Media & PR

Youth unemployment: when one in five isn’t one in five

It normally sounds pretty obvious – you work out the unemployment rate by looking at the number of people in work and the number of people seeking work. But sometimes that leads to rather odd figures, as today’s youth unemployment figures demonstrate.

The Guardian’s headline, One in five young people out of work (headline used on Guardian news page; there’s a longer slightly different headline on the story itself), is pretty typical.

But take your way to page 36, Table 14 and look at the raw numbers and it looks rather different:

  • Number of 16-24 year-olds: 7,337,000
  • Number of 16-24 year-olds unemployed: 963,000

In other words, that looks more like a 13% unemployment rate than a 20% one.

The reason for the difference? It’s predominantly the large number of 16-24 year olds who are economically inactive because they are in education. There are 2,610,000 economically inactive in this age group. Take that away from the total number of 16-24 year-olds and you get the 20% rather than 13% unemployment rate.

At one level, the 20% unemployment rate is the ‘correct’ figure to quote and you can see why the Office of National Statistics quotes it – because ignoring the economically inactive is the usual way these figures are calculated.

But when you change the language around as The Guardian did (and plenty of other media outlets also do) to phrases such as “20% of young people out of work” and that’s no longer accurate.
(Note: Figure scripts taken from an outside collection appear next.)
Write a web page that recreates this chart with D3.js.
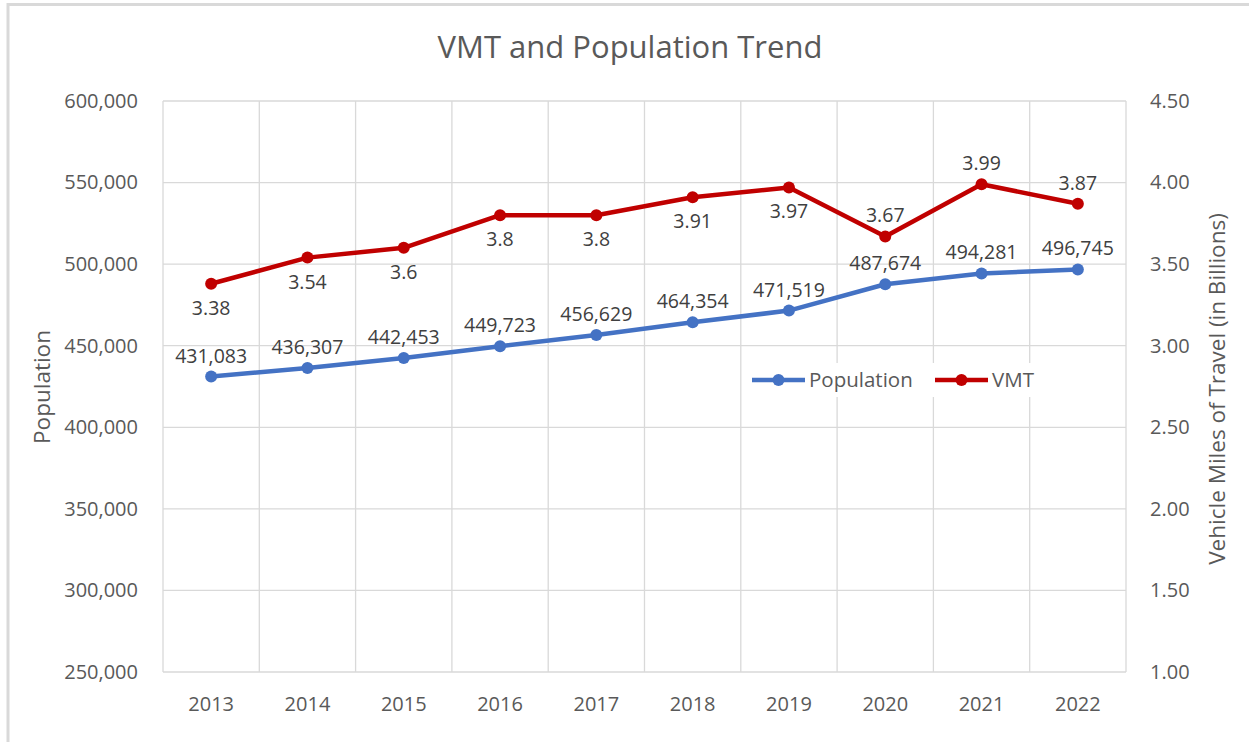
<!DOCTYPE html>
<html><head><meta charset="utf-8">
<script src="https://cdn.jsdelivr.net/npm/d3@7"></script>
<style>body{margin:0;background:#fff;}svg{display:block;font-family:"Open Sans",sans-serif;}</style>
</head><body><svg id="c" width="1249" height="742"></svg>
<script>
const years = ["2013","2014","2015","2016","2017","2018","2019","2020","2021","2022"];
const population = [431083,436307,442453,449723,456629,464354,471519,487674,494281,496745];
const vmt = [3.38,3.54,3.6,3.8,3.8,3.91,3.97,3.67,3.99,3.87];
const vmtLabelPos = ["below","below","below","below","below","below","below","above","above","above"];
const leftTicks = [250000,300000,350000,400000,450000,500000,550000,600000];
const rightTicks = [1.0,1.5,2.0,2.5,3.0,3.5,4.0,4.5];

const svg = d3.select("#c");
const m = {l:163, r:1126, t:101, b:672};
const blue = "#4472C4", red = "#C00000", txt = "#595959", grid = "#d9d9d9", lab = "#404040";
const F = '"Open Sans",sans-serif';

svg.append("rect").attr("x",8).attr("y",4.5).attr("width",1260).attr("height",760)
  .attr("fill","#fff").attr("stroke","#d9d9d9").attr("stroke-width",3);

const x = d3.scaleBand().domain(years).range([m.l,m.r]);
const yL = d3.scaleLinear().domain([250000,600000]).range([m.b,m.t]);
const yR = d3.scaleLinear().domain([1,4.5]).range([m.b,m.t]);

// gridlines
const gH = svg.append("g");
leftTicks.forEach(t=>gH.append("line").attr("x1",m.l).attr("x2",m.r).attr("y1",yL(t)).attr("y2",yL(t)).attr("stroke",grid).attr("stroke-width",1.3));
const vx = years.map(y=>x(y)).concat([m.r]);
vx.forEach(v=>gH.append("line").attr("x1",v).attr("x2",v).attr("y1",m.t).attr("y2",m.b).attr("stroke",grid).attr("stroke-width",1.3));

// axes
const axL = d3.axisLeft(yL).tickValues(leftTicks).tickFormat(d3.format(",")).tickSize(0).tickPadding(25);
const gL = svg.append("g").attr("transform",`translate(${m.l},0)`).call(axL);
const axR = d3.axisRight(yR).tickValues(rightTicks).tickFormat(d3.format(".2f")).tickSize(0).tickPadding(24);
const gR = svg.append("g").attr("transform",`translate(${m.r},0)`).call(axR);
const axB = d3.axisBottom(x).tickSize(0).tickPadding(25);
const gB = svg.append("g").attr("transform",`translate(0,${m.b})`).call(axB);
[gL,gR,gB].forEach(g=>{g.select(".domain").remove();g.selectAll("text").attr("fill",txt).style("font-size","20px").style("font-family",F);});

// title
svg.append("text").attr("x",630).attr("y",58).attr("text-anchor","middle").attr("fill",txt)
  .style("font-size","31px").text("VMT and Population Trend");
svg.append("text").attr("transform","translate(50,387) rotate(-90)").attr("text-anchor","middle").attr("fill",txt)
  .style("font-size","22.5px").text("Population");
svg.append("text").attr("transform","translate(1225,389) rotate(-90)").attr("text-anchor","middle").attr("fill",txt)
  .style("font-size","22.5px").text("Vehicle Miles of Travel (in Billions)");

const cx = d=>x(d)+x.bandwidth()/2;
// lines
const lineP = d3.line().x((d,i)=>cx(years[i])).y(d=>yL(d));
const lineV = d3.line().x((d,i)=>cx(years[i])).y(d=>yR(d));
svg.append("path").attr("d",lineP(population)).attr("fill","none").attr("stroke",blue).attr("stroke-width",4.5).attr("stroke-linejoin","round");
svg.append("path").attr("d",lineV(vmt)).attr("fill","none").attr("stroke",red).attr("stroke-width",4.5).attr("stroke-linejoin","round");
svg.selectAll(".pp").data(population).enter().append("circle").attr("cx",(d,i)=>cx(years[i])).attr("cy",d=>yL(d)).attr("r",6).attr("fill",blue);
svg.selectAll(".vp").data(vmt).enter().append("circle").attr("cx",(d,i)=>cx(years[i])).attr("cy",d=>yR(d)).attr("r",6).attr("fill",red);

// labels
svg.selectAll(".pl").data(population).enter().append("text").attr("x",(d,i)=>cx(years[i])).attr("y",d=>yL(d)-14)
  .attr("text-anchor","middle").attr("fill",lab).style("font-size","19.5px").text(d=>d3.format(",")(d));
svg.selectAll(".vl").data(vmt).enter().append("text").attr("x",(d,i)=>cx(years[i]))
  .attr("y",(d,i)=>vmtLabelPos[i]==="below"? yR(d)+31 : yR(d)-14)
  .attr("text-anchor","middle").attr("fill",lab).style("font-size","19.5px").text(d=>String(d));

// legend
const lg = svg.append("g");
lg.append("rect").attr("x",742).attr("y",363).attr("width",300).attr("height",34).attr("fill","#fff");
[[blue,"Population",752],[red,"VMT",935]].forEach(([c,t,x0])=>{
  lg.append("line").attr("x1",x0).attr("x2",x0+53).attr("y1",380).attr("y2",380).attr("stroke",c).attr("stroke-width",4.5);
  lg.append("circle").attr("cx",x0+26.5).attr("cy",380).attr("r",6).attr("fill",c);
  lg.append("text").attr("x",x0+57).attr("y",387).attr("fill",txt).style("font-size","20.5px").text(t);
});
</script></body></html>
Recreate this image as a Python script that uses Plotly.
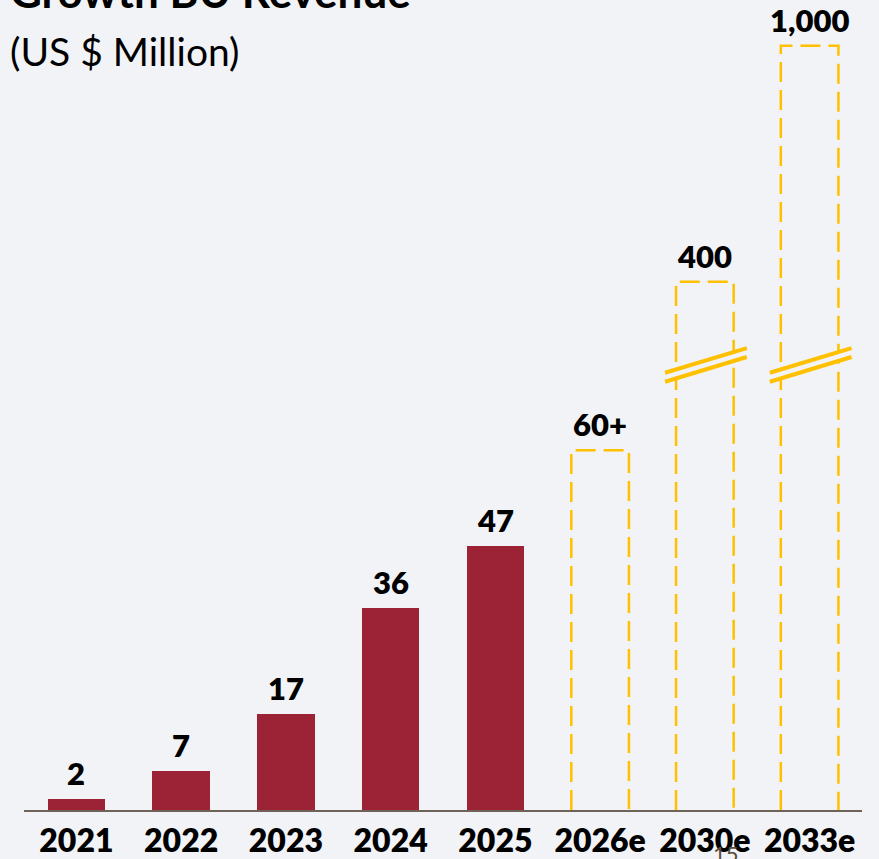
import plotly.graph_objects as go

# ---- data ----
categories = ["2021", "2022", "2023", "2024", "2025", "2026e", "2030e", "2033e"]
actual_values = [2, 7, 17, 36, 47]                # reported revenue (US$ M)
estimate_labels = ["60+", "400", "1,000"]         # targets
estimate_values = [60, 400, 1000]
# heights at which the estimate bars are drawn (axis is broken for 2030e/2033e)
estimate_drawn = [64, 94, 136]
broken = [False, True, True]

# ---- style ----
BG = "#F2F3F6"
RED = "#9B2335"
GOLD = "#FFC000"
FONT = "Lato"
BAR_W = 0.55
PX_PER_UNIT = 5.62

n_act = len(actual_values)
x_act = list(range(n_act))
x_est = list(range(n_act, len(categories)))

fig = go.Figure()

fig.add_trace(go.Bar(x=x_act, y=actual_values, width=BAR_W,
                     marker=dict(color=RED, line=dict(width=0)),
                     hoverinfo="skip", showlegend=False))

# dashed outline bars for estimates
for xi, h in zip(x_est, estimate_drawn):
    x0, x1 = xi - BAR_W / 2, xi + BAR_W / 2
    fig.add_trace(go.Scatter(x=[x0, x0, x1, x1], y=[0, h, h, 0], mode="lines",
                             line=dict(color=GOLD, width=2.5, dash="20px,8px"),
                             hoverinfo="skip", showlegend=False))

# axis-break marks
for xi, h, b in zip(x_est, estimate_drawn, broken):
    if not b:
        continue
    xl, xr = xi - 0.38, xi + 0.40
    up = (77.8, 82.2)
    lo = (76.2, 80.6)
    fig.add_trace(go.Scatter(x=[xl, xr, xr, xl, xl], y=[up[0], up[1], lo[1], lo[0], up[0]],
                             mode="lines", fill="toself", fillcolor=BG,
                             line=dict(width=0, color=BG), hoverinfo="skip", showlegend=False))
    for yy in (up, lo):
        fig.add_trace(go.Scatter(x=[xl, xr], y=list(yy), mode="lines",
                                 line=dict(color=GOLD, width=4),
                                 hoverinfo="skip", showlegend=False))

# value labels
labels = [str(v) for v in actual_values] + estimate_labels
heights = actual_values + estimate_drawn
for xi, (lab, h) in enumerate(zip(labels, heights)):
    fig.add_annotation(x=xi, y=h, text=lab, showarrow=False, xref="x", yref="y",
                       yanchor="middle", yshift=26,
                       font=dict(family=FONT, size=31, color="#000000", weight=800))

H = 859
TOP, BOT = 30, 49
plot_h = H - TOP - BOT

def py(px):
    return (H - BOT - px) / plot_h

def pxr(px):
    return (px - 24) / (879 - 24 - 17)

fig.add_annotation(x=pxr(8), y=py(19), xref="paper", yref="paper", text="<b>Growth BU Revenue</b>",
                   showarrow=False, xanchor="left", yanchor="bottom",
                   font=dict(family=FONT, size=44, color="#000000"))
fig.add_annotation(x=pxr(8), y=py(51), xref="paper", yref="paper", text="(US $ Million)",
                   showarrow=False, xanchor="left", yanchor="middle",
                   font=dict(family=FONT, size=39, color="#000000"))
fig.add_annotation(x=pxr(711), y=py(838), xref="paper", yref="paper", text="15",
                   showarrow=False, xanchor="left", yanchor="top",
                   font=dict(family=FONT, size=22, color="#5A4A3A"))

fig.update_layout(
    width=879, height=H,
    margin=dict(l=24, r=17, t=TOP, b=BOT),
    paper_bgcolor=BG, plot_bgcolor=BG,
    bargap=0,
    xaxis=dict(range=[-0.5, len(categories) - 0.5], tickmode="array",
               tickvals=list(range(len(categories))), ticktext=categories,
               showgrid=False, zeroline=False, showline=True, linecolor="#6E6259", linewidth=2,
               ticks="", ticklabelstandoff=2,
               tickfont=dict(family=FONT, size=32, color="#000000", weight=800),
               automargin=False, fixedrange=True),
    yaxis=dict(range=[0, plot_h / PX_PER_UNIT], visible=False, fixedrange=True),
    showlegend=False,
)

fig.write_html("out.html", config={"displayModeBar": False},
               post_script="document.body.style.margin='0';document.body.style.background='" + BG + "';")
No surprise perhaps that someone in the ONS press office said to me today that this is an issue that keeps on coming up in queries with them. But so far at least, whilst the ONS numbers are right the way they get presented in the media often isn’t.

(And yes, 13% is still a number that should be brought down. But if you think there’s not much of an issue between saying 20% or 13% ask yourself this: supposing the figures had always been calculated in the way that gave 20% and the government proposed changing the method of calculation to the 13% one. Would you say ‘ah, no big deal’?).